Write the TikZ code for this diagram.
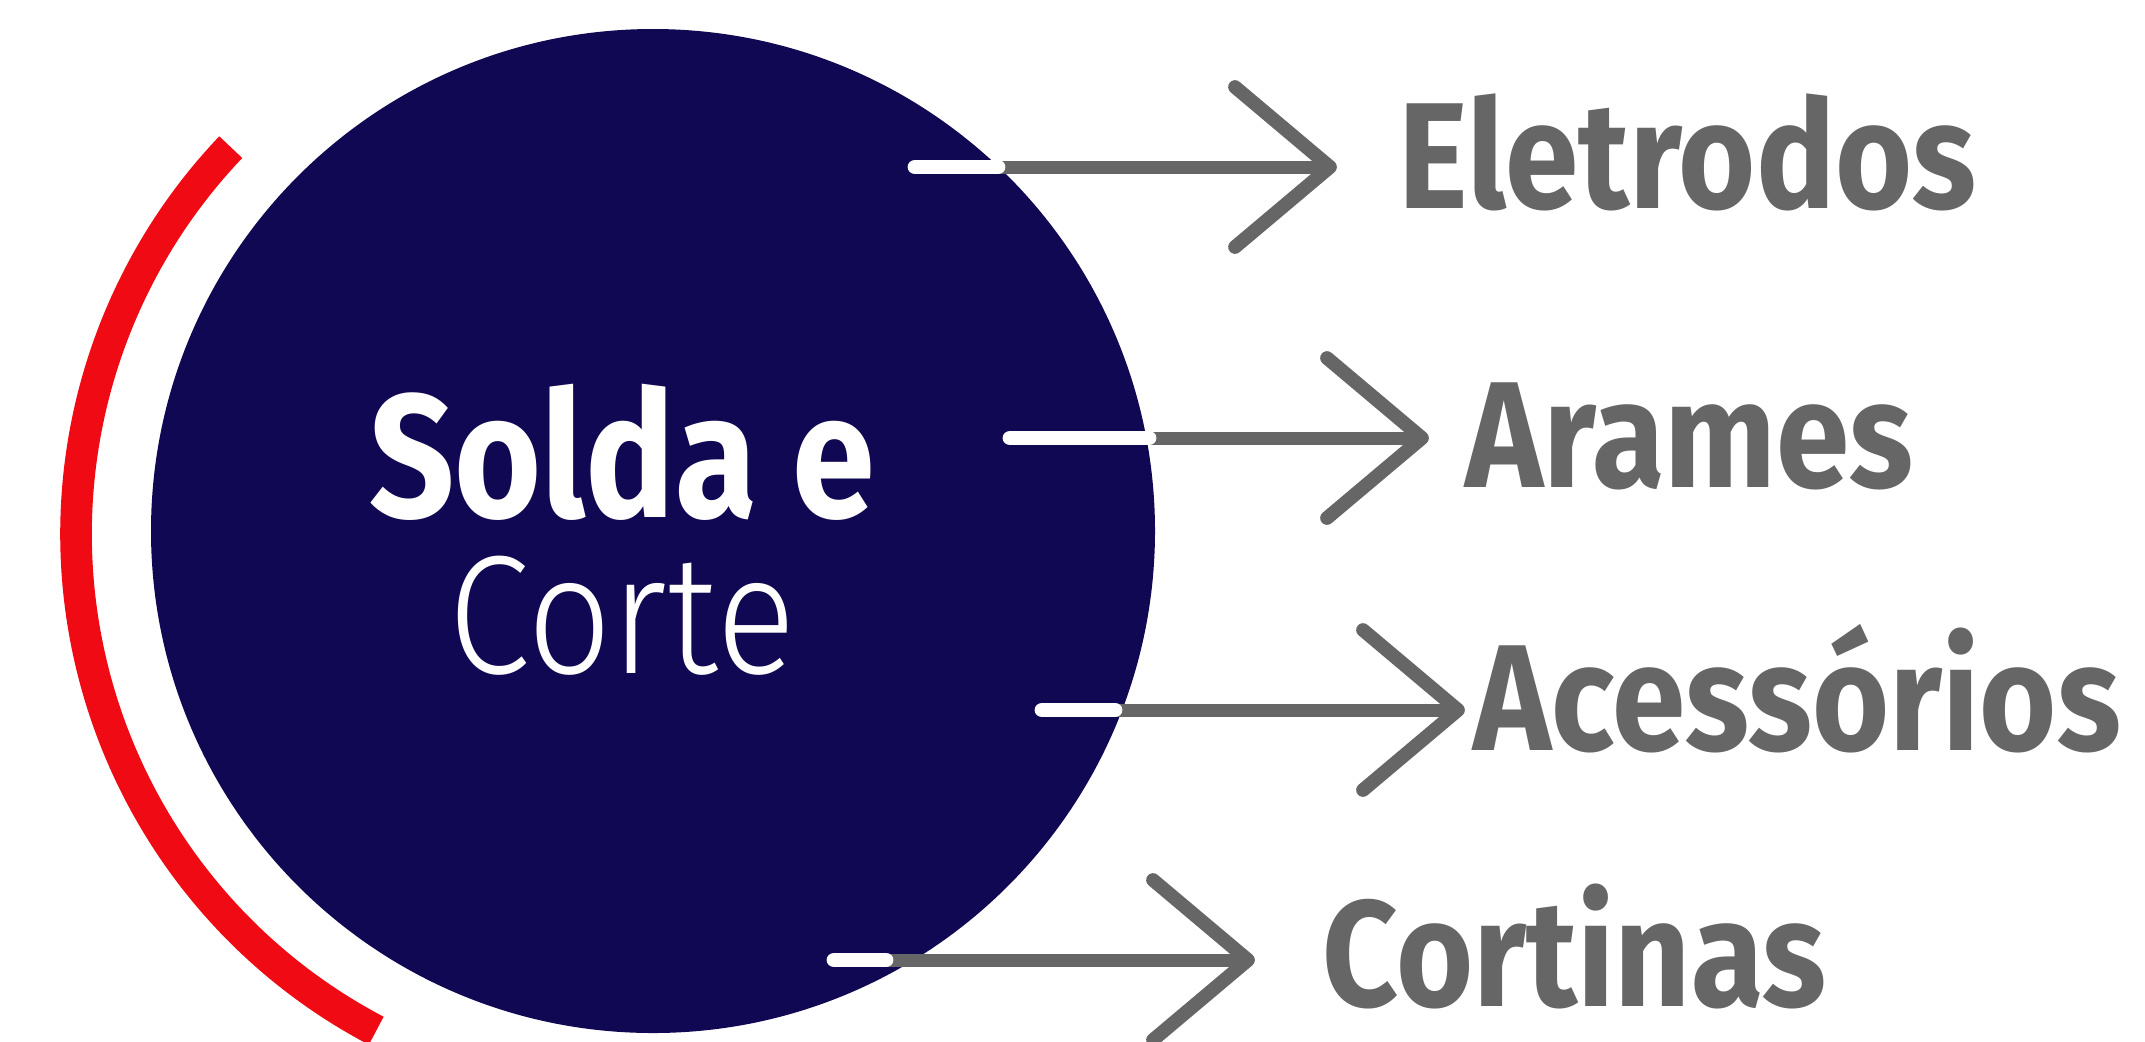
\documentclass[tikz,border=0pt]{standalone}
\usepackage{fontspec}
\setmainfont{Fira Sans}
\newfontfamily\labelfont[FakeStretch=0.875]{Fira Sans}
\newfontfamily\titlefont[FakeStretch=0.85]{Fira Sans}
\newfontfamily\lightfont[FakeStretch=0.88]{Fira Sans Light}
\usetikzlibrary{positioning}
\definecolor{navy}{RGB}{16,8,82}
\definecolor{weldred}{RGB}{240,10,20}
\definecolor{txtgrey}{RGB}{102,102,102}

\begin{document}
\begin{tikzpicture}[hub/.style={circle,fill=navy,minimum size=10.04cm,inner sep=0pt},
    branch/.style={anchor=base west,inner sep=0pt,text=txtgrey,
      font=\labelfont\bfseries\fontsize{43}{43}\selectfont},
    feed/.style={draw=txtgrey,line width=3.7pt},
    chevron/.style={draw=txtgrey,line width=3.9pt,line cap=round,line join=round},
    core/.style={draw=white,line width=4.2pt,line cap=round}]
    \useasboundingbox (0,0) rectangle (21.45,-10.41);
    \node[hub] (hub) at (6.53,-5.31) {};
    \draw[weldred,line width=9pt] (6.37,-5.34) ++(136.4:5.61)
    arc[start angle=136.4,end angle=242.3,radius=5.61];

    \node[text=white,anchor=base,inner sep=0pt,
    font=\titlefont\bfseries\fontsize{50}{50}\selectfont] (solda) at (6.22,-5.17) {Solda e};
    \node[text=white,anchor=base,inner sep=0pt,
    font=\lightfont\fontsize{48}{48}\selectfont] (corte) at (6.22,-6.73) {Corte};

    \coordinate (s1) at (9.15,-1.67); \coordinate (b1) at (9.98,-1.67);
    \coordinate (t1) at (13.30,-1.67);
    \coordinate (s2) at (10.10,-4.38); \coordinate (b2) at (11.49,-4.38);
    \coordinate (t2) at (14.22,-4.38);
    \coordinate (s3) at (10.42,-7.10); \coordinate (b3) at (11.15,-7.10);
    \coordinate (t3) at (14.58,-7.10);
    \coordinate (s4) at (8.34,-9.60); \coordinate (b4) at (8.86,-9.60);
    \coordinate (t4) at (12.48,-9.60);

    \node[branch] (eletrodos) at (13.98,-2.08) {Eletrodos};
    \node[branch] (arames) at (14.65,-4.87) {Arames};
    \node[branch] (acessorios) at (14.73,-7.50) {Acessórios};
    \node[branch] (cortinas) at (13.22,-10.06) {Cortinas};

    \foreach \n in {1,...,4} {
      \draw[feed] (b\n) -- (t\n);
      \draw[chevron] (t\n) ++(-0.95,0.8) -- (t\n) -- ++(-0.95,-0.8);
      \draw[core] (s\n) -- (b\n);
    }
  \end{tikzpicture}
\end{document}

──────

* The problem *
Exclude the images and reproduce the remaining data exactly.

* Problem solution *
Write the TikZ code for this diagram.
\documentclass[tikz,border=0pt]{standalone}
\usepackage{fontspec}
\setmainfont{Fira Sans}
\newfontfamily\labelfont[FakeStretch=0.875]{Fira Sans}
\newfontfamily\titlefont[FakeStretch=0.85]{Fira Sans}
\newfontfamily\lightfont[FakeStretch=0.88]{Fira Sans Light}
\usetikzlibrary{positioning}
\definecolor{navy}{RGB}{16,8,82}
\definecolor{weldred}{RGB}{240,10,20}
\definecolor{txtgrey}{RGB}{102,102,102}

\begin{document}
\begin{tikzpicture}[hub/.style={circle,fill=navy,minimum size=10.04cm,inner sep=0pt},
    branch/.style={anchor=base west,inner sep=0pt,text=txtgrey,
      font=\labelfont\bfseries\fontsize{43}{43}\selectfont},
    feed/.style={draw=txtgrey,line width=3.7pt},
    chevron/.style={draw=txtgrey,line width=3.9pt,line cap=round,line join=round},
    core/.style={draw=white,line width=4.2pt,line cap=round}]
    \useasboundingbox (0,0) rectangle (21.45,-10.41);
    \node[hub] (hub) at (6.53,-5.31) {};
    \draw[weldred,line width=9pt] (6.37,-5.34) ++(136.4:5.61)
    arc[start angle=136.4,end angle=242.3,radius=5.61];

    \node[text=white,anchor=base,inner sep=0pt,
    font=\titlefont\bfseries\fontsize{50}{50}\selectfont] (solda) at (6.22,-5.17) {Solda e};
    \node[text=white,anchor=base,inner sep=0pt,
    font=\lightfont\fontsize{48}{48}\selectfont] (corte) at (6.22,-6.73) {Corte};

    \coordinate (s1) at (9.15,-1.67); \coordinate (b1) at (9.98,-1.67);
    \coordinate (t1) at (13.30,-1.67);
    \coordinate (s2) at (10.10,-4.38); \coordinate (b2) at (11.49,-4.38);
    \coordinate (t2) at (14.22,-4.38);
    \coordinate (s3) at (10.42,-7.10); \coordinate (b3) at (11.15,-7.10);
    \coordinate (t3) at (14.58,-7.10);
    \coordinate (s4) at (8.34,-9.60); \coordinate (b4) at (8.86,-9.60);
    \coordinate (t4) at (12.48,-9.60);

    \node[branch] (eletrodos) at (13.98,-2.08) {Eletrodos};
    \node[branch] (arames) at (14.65,-4.87) {Arames};
    \node[branch] (acessorios) at (14.73,-7.50) {Acessórios};
    \node[branch] (cortinas) at (13.22,-10.06) {Cortinas};

    \foreach \n in {1,...,4} {
      \draw[feed] (b\n) -- (t\n);
      \draw[chevron] (t\n) ++(-0.95,0.8) -- (t\n) -- ++(-0.95,-0.8);
      \draw[core] (s\n) -- (b\n);
    }
  \end{tikzpicture}
\end{document}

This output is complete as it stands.